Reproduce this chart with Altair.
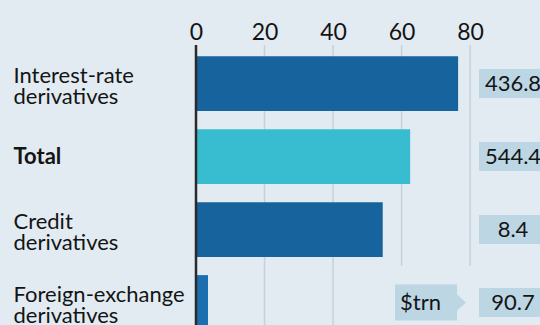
import altair as alt
import pandas as pd

categories = ["Interest-rate derivatives", "Total", "Credit derivatives", "Foreign-exchange derivatives"]
values = [76.5, 62.5, 54.5, 3.5]
totals = ["436.8", "544.4", "8.4", "90.7"]
bar_colors = ["#17639e", "#38bccf", "#17639e", "#1b6fb0"]
ticks = [0, 20, 40, 60, 80]
grid_full = [20, 40]
grid_short = [60, 80]
unit = "$trn"

df = pd.DataFrame({"cat": categories, "value": values, "total": totals, "color": bar_colors})

FONT = "Lato"
BG = "#e2ebf2"
BOX = "#bcd6e4"
GRID = "#c6d1da"
INK = "#141414"

xscale = alt.Scale(domain=[0, 100.4], nice=False, zero=False)
yscale = alt.Scale(domain=categories, paddingInner=0.25, paddingOuter=0.125)

yenc = alt.Y(
    "cat:N",
    scale=yscale,
    sort=categories,
    axis=alt.Axis(
        title=None,
        orient="left",
        domain=False,
        ticks=False,
        grid=False,
        labelAlign="left",
        labelBaseline="middle",
        labelPadding=183,
        labelFontSize=22,
        labelLineHeight=21,
        labelFont=FONT,
        labelColor=INK,
        labelLimit=300,
        labelExpr="split(datum.label, ' ')",
        labelOffset={"condition": {"test": "datum.value == 'Total'", "value": 0}, "value": -8},
        labelFontWeight={"condition": {"test": "datum.value == 'Total'", "value": "bold"}, "value": "normal"},
    ),
)

bars = alt.Chart(df).mark_bar().encode(
    x=alt.X(
        "value:Q",
        scale=xscale,
        axis=alt.Axis(
            title=None,
            orient="top",
            values=ticks,
            domain=False,
            ticks=False,
            grid=False,
            labelFlush=False,
            labelFontSize=23,
            labelFont=FONT,
            labelColor=INK,
            labelPadding=3,
        ),
    ),
    y=yenc,
    color=alt.Color("color:N", scale=None),
)

grid1 = alt.Chart(pd.DataFrame({"g": grid_full})).mark_rule(color=GRID, strokeWidth=1.5).encode(
    x=alt.X("g:Q", scale=xscale), y=alt.value(-2), y2=alt.value(300)
)
grid2 = alt.Chart(pd.DataFrame({"g": grid_short})).mark_rule(color=GRID, strokeWidth=1.5).encode(
    x=alt.X("g:Q", scale=xscale), y=alt.value(-2), y2=alt.value(219)
)
zero = alt.Chart(pd.DataFrame({"g": [0]})).mark_rule(color="#2a2a2a", strokeWidth=2.5).encode(
    x=alt.X("g:Q", scale=xscale), y=alt.value(-2), y2=alt.value(300)
)

boxes = alt.Chart(df).mark_bar(size=29, color=BOX).encode(
    y=alt.Y("cat:N", scale=yscale, sort=categories),
    x=alt.value(283),
    x2=alt.value(352),
)
box_text = alt.Chart(df).mark_text(font=FONT, fontSize=22, color=INK, align="center", baseline="middle").encode(
    y=alt.Y("cat:N", scale=yscale, sort=categories),
    x=alt.value(317),
    text="total:N",
)

unit_df = pd.DataFrame({"cat": [categories[-1]], "u": [unit]})
unit_box = alt.Chart(unit_df).mark_bar(size=36, color=BOX).encode(
    y=alt.Y("cat:N", scale=yscale, sort=categories),
    x=alt.value(199),
    x2=alt.value(261),
)
unit_arrow = alt.Chart(unit_df).mark_point(
    shape="M -0.5 -1 L 0.6 0 L -0.5 1 Z", size=324, filled=True, color=BOX, opacity=1, strokeWidth=0
).encode(
    y=alt.Y("cat:N", scale=yscale, sort=categories),
    x=alt.value(264.6),
)
unit_text = alt.Chart(unit_df).mark_text(font=FONT, fontSize=22, color=INK, align="left", baseline="middle").encode(
    y=alt.Y("cat:N", scale=yscale, sort=categories),
    x=alt.value(204),
    text="u:N",
)

chart = alt.layer(
    grid1, grid2, bars, zero, boxes, box_text, unit_box, unit_arrow, unit_text
).properties(
    width=344,
    height=292,
    background=BG,
    padding={"left": 196, "top": 47, "right": 0, "bottom": 0},
    autosize=alt.AutoSizeParams(type="none"),
).configure_view(stroke=None)

chart.save("out.html", embed_options={"renderer": "svg", "actions": False})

▬▬▬

* [WHAT YOU NEED TO DO]:
Make an exact copy of the listing above. Do not include the pictures.

* [WRITTEN REPLY]:
Reproduce this chart with Altair.
import altair as alt
import pandas as pd

categories = ["Interest-rate derivatives", "Total", "Credit derivatives", "Foreign-exchange derivatives"]
values = [76.5, 62.5, 54.5, 3.5]
totals = ["436.8", "544.4", "8.4", "90.7"]
bar_colors = ["#17639e", "#38bccf", "#17639e", "#1b6fb0"]
ticks = [0, 20, 40, 60, 80]
grid_full = [20, 40]
grid_short = [60, 80]
unit = "$trn"

df = pd.DataFrame({"cat": categories, "value": values, "total": totals, "color": bar_colors})

FONT = "Lato"
BG = "#e2ebf2"
BOX = "#bcd6e4"
GRID = "#c6d1da"
INK = "#141414"

xscale = alt.Scale(domain=[0, 100.4], nice=False, zero=False)
yscale = alt.Scale(domain=categories, paddingInner=0.25, paddingOuter=0.125)

yenc = alt.Y(
    "cat:N",
    scale=yscale,
    sort=categories,
    axis=alt.Axis(
        title=None,
        orient="left",
        domain=False,
        ticks=False,
        grid=False,
        labelAlign="left",
        labelBaseline="middle",
        labelPadding=183,
        labelFontSize=22,
        labelLineHeight=21,
        labelFont=FONT,
        labelColor=INK,
        labelLimit=300,
        labelExpr="split(datum.label, ' ')",
        labelOffset={"condition": {"test": "datum.value == 'Total'", "value": 0}, "value": -8},
        labelFontWeight={"condition": {"test": "datum.value == 'Total'", "value": "bold"}, "value": "normal"},
    ),
)

bars = alt.Chart(df).mark_bar().encode(
    x=alt.X(
        "value:Q",
        scale=xscale,
        axis=alt.Axis(
            title=None,
            orient="top",
            values=ticks,
            domain=False,
            ticks=False,
            grid=False,
            labelFlush=False,
            labelFontSize=23,
            labelFont=FONT,
            labelColor=INK,
            labelPadding=3,
        ),
    ),
    y=yenc,
    color=alt.Color("color:N", scale=None),
)

grid1 = alt.Chart(pd.DataFrame({"g": grid_full})).mark_rule(color=GRID, strokeWidth=1.5).encode(
    x=alt.X("g:Q", scale=xscale), y=alt.value(-2), y2=alt.value(300)
)
grid2 = alt.Chart(pd.DataFrame({"g": grid_short})).mark_rule(color=GRID, strokeWidth=1.5).encode(
    x=alt.X("g:Q", scale=xscale), y=alt.value(-2), y2=alt.value(219)
)
zero = alt.Chart(pd.DataFrame({"g": [0]})).mark_rule(color="#2a2a2a", strokeWidth=2.5).encode(
    x=alt.X("g:Q", scale=xscale), y=alt.value(-2), y2=alt.value(300)
)

boxes = alt.Chart(df).mark_bar(size=29, color=BOX).encode(
    y=alt.Y("cat:N", scale=yscale, sort=categories),
    x=alt.value(283),
    x2=alt.value(352),
)
box_text = alt.Chart(df).mark_text(font=FONT, fontSize=22, color=INK, align="center", baseline="middle").encode(
    y=alt.Y("cat:N", scale=yscale, sort=categories),
    x=alt.value(317),
    text="total:N",
)

unit_df = pd.DataFrame({"cat": [categories[-1]], "u": [unit]})
unit_box = alt.Chart(unit_df).mark_bar(size=36, color=BOX).encode(
    y=alt.Y("cat:N", scale=yscale, sort=categories),
    x=alt.value(199),
    x2=alt.value(261),
)
unit_arrow = alt.Chart(unit_df).mark_point(
    shape="M -0.5 -1 L 0.6 0 L -0.5 1 Z", size=324, filled=True, color=BOX, opacity=1, strokeWidth=0
).encode(
    y=alt.Y("cat:N", scale=yscale, sort=categories),
    x=alt.value(264.6),
)
unit_text = alt.Chart(unit_df).mark_text(font=FONT, fontSize=22, color=INK, align="left", baseline="middle").encode(
    y=alt.Y("cat:N", scale=yscale, sort=categories),
    x=alt.value(204),
    text="u:N",
)

chart = alt.layer(
    grid1, grid2, bars, zero, boxes, box_text, unit_box, unit_arrow, unit_text
).properties(
    width=344,
    height=292,
    background=BG,
    padding={"left": 196, "top": 47, "right": 0, "bottom": 0},
    autosize=alt.AutoSizeParams(type="none"),
).configure_view(stroke=None)

chart.save("out.html", embed_options={"renderer": "svg", "actions": False})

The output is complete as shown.